AN ANALOG KIND OF GUY
Well I am a kind of analog kind of guy. I do shows and occasionally people show up with 8-tracks cassette tapes for me to sign. In terms of how does it hold up in the digital age of streaming and companies like Netflix, I think it holds up because the material is, I hesitate to use the word timeless, but it’s really about stuff that’s important no matter what’s going on. It’s about fathers and sons and parents and children, the death of a family pet, buying a suit in London, the end of ones life. This is stuff that is timeless. So I don’t think it matters really. I mean if it’s presented on a format like a streaming format, that’s great. But it’s stuff that we all know about and think about.
A STORY OF LINEAGE
“I just started with this idea of taking his work and connecting it to mine. And that was the beginning. But as I did it… I mean, I’m Loudon Wainwright the third. My dad was Loudon Wainwright Jr., although he wrote under the byline of Loudon Wainwright. But the first Loudon Wainwright was a guy that I never knew, my grandfather. And there’s a song about him in the show called Half Fist. And the show begins with my father talking about his father who died, it’s a little complicated, but my dad was 17 when his father died. So there you have the three Loudon’s, and then my son, Rufus, is also in the show. There’s a song called A Father and a Son which is about me and him, he’s mentioned in the show. So you have a kind of lineage of these male Wainwright guys. So that connects the past, with Loudon the first, with the future, with Rufus. And the beat goes on, because Rufus has a daughter, called Eva. So the lineage continues.”
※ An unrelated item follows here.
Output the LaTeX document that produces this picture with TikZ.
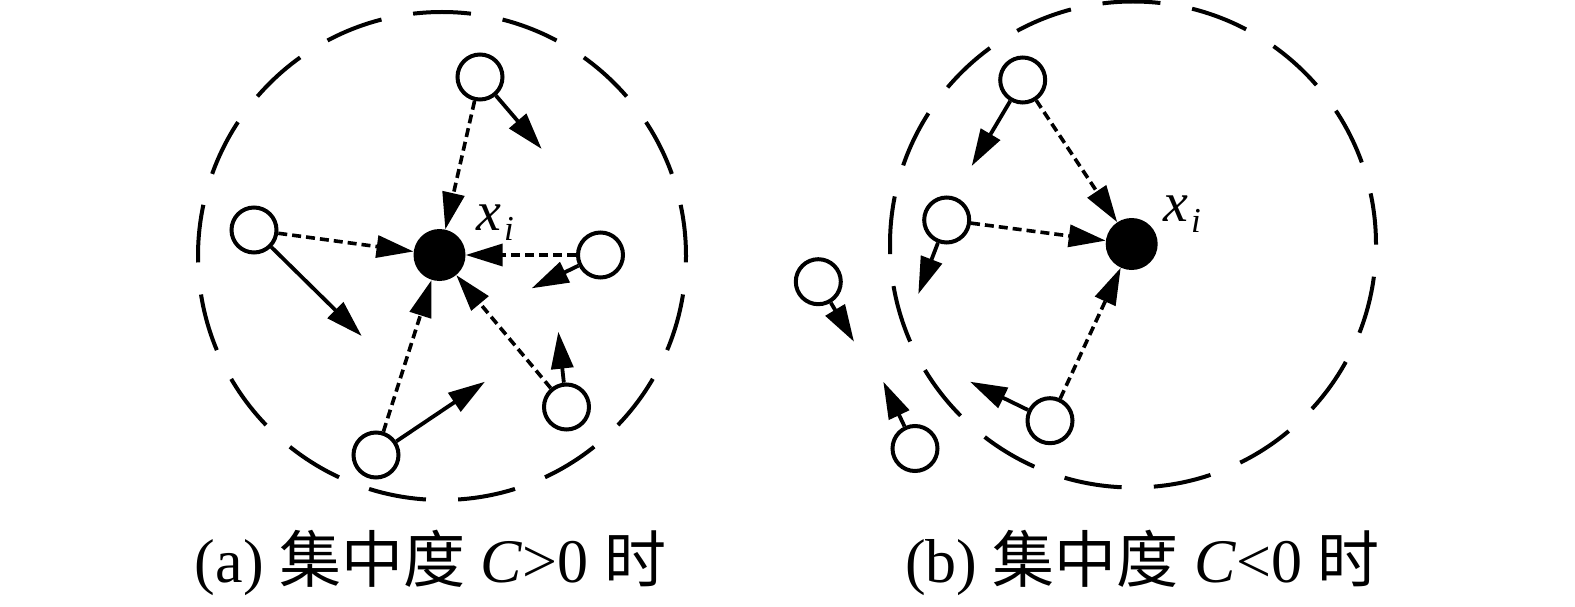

“I’m not thinking consciously about it. I’m 72 now and I kind of feel like the same… I feel like I’m pretty much the same guy. At this point it’s not a question of reinventing myself as it is to continue working and try to find things to write about or present. I also have this double C.D. rarities collection called Years in the Making which came out in September. And then the book and the Netflix thing, Surviving Twin. In the meanwhile I’m sitting around my house out here trying to come up with the next song. So well I suppose I am reinventing in that I’m just trying to make new work or re-present old work. Again the beat goes on.”
THE USAGE OF HUMOR
“I mean I’ve always used humor in my shows. And I’ve always written novelty songs, I suppose most famously Dead Skunk. But I’ve always employed humor and comedy in the shows. And then tried to balance it with more serious stuff. We also try to do that in Surviving Twin. I mean, there’s some kind of serious moments, I mention the death of the dog, but there’s also some very funny things in that piece that my dad wrote. There are kind of comedic songs in the show, too. The show lasts about 80 minutes and you take the audience, the viewer, through a little journey where they’re laughing and then crying their eyes out at the next moment, hopefully.”
“This posthumous collaboration that I’ve done with my father, who’s been dead for more than 25 years, it’s very exciting for me. And I like the fact that it’s a wonderful idea that people might be watching this 100 years from now. It’s a thrill. I’ll be dead, but I like that idea anyway.”
Surviving Twin is streaming on Netflix now.